Let me know what do you think about it and drop me a mail for any feedback.

Thursday, 17 May 2007

EPS to PDF : how to avoid clipping

Again, the fancy world of interconverting formats. I had to convert a bunch of Encapsulated Postscript (.EPS) files (generated by Inkscape) into PDF pages, for work. No problem, I initally thought, there is ps2pdf that will help me.

Problem is, ps2pdf has the nasty habit to use a fixed page size by default, clipping everything that goes beyond the limits of the page. No matter if most of the drawing is outside the page: ps2pdf will silently and mercilessly cut most of it.

Added to this, ps2pdf documentation is bad by almost any standard. The problem is that ps2pdf is a script that relies on GhostScript, so ps2pdf docs are (mostly) GhostScript docs.

After almost 90 minutes of googling, I found what I needed. To convert an arbitrary EPS file into a PDF page of your standard GS page size, just type:

ps2pdf -dEPSFitPage file.eps file.pdf

Monday, 5 March 2007

Merge PDF files on Linux

Sometimes you need to merge PDF files made by someone else in a single file together. Your Windows or Mac user fellows will do probably by using Adobe Acrobat or the like. On Linux you don't need the Adobe software (although you can have it if you like). You can do it by the command line -it's Linux after all, isn't it?


The first method is by using convert , directly from the ImageMagick toolkit. You probably already have this one installed on your favourite Linux distribution; if not, almost every known Linux distribution has a package for it. Even if you don't need to edit PDF files you should have it, it is a wonderful swiss army knife for command line image processing. The syntax for merging PDF files is simple:


convert file1.pdf file2.pdf file3.pdf out.pdf


(that is, the last file name is the output file name). This usually works quite correctly, but 1)it is slow 2)I found sometimes has issues with image resolution. So I looked for another solution, and I found pdftk. The name stands for "PDF ToolKit", and really it is. It is a free (open source under the GNU GPL), wonderful command line utility that with a bit of magic allows you to manage PDF files from the command line. It works on Linux, Windows and Mac. pdftk can merge PDF documents, split PDF pages into a new document, rotate PDF Pages or Documents, decrypt and encrypt, fill PDF forms, apply a background watermark or a foreground stamp, burst a PDF Document into single pages... whatever.

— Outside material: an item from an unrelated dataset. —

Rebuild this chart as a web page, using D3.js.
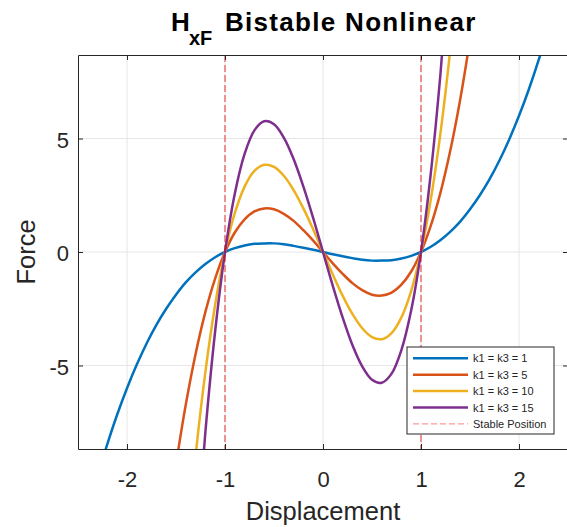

The syntax for merging with pdftk is almost as simple:


pdftk file1.pdf file2.pdf file3.pdf cat output out.pdf

You just need to add the magic "cat output" between the input pdfs and the output file name. In comparison with convert, it is truly fast and in my experience gives better results. And it may come handy for when I have to work with PDF files in other ways. Also, KDE users may find nice PDF Concat, a Kommander script that acts as a simple pdftk frontend to merge PDFs.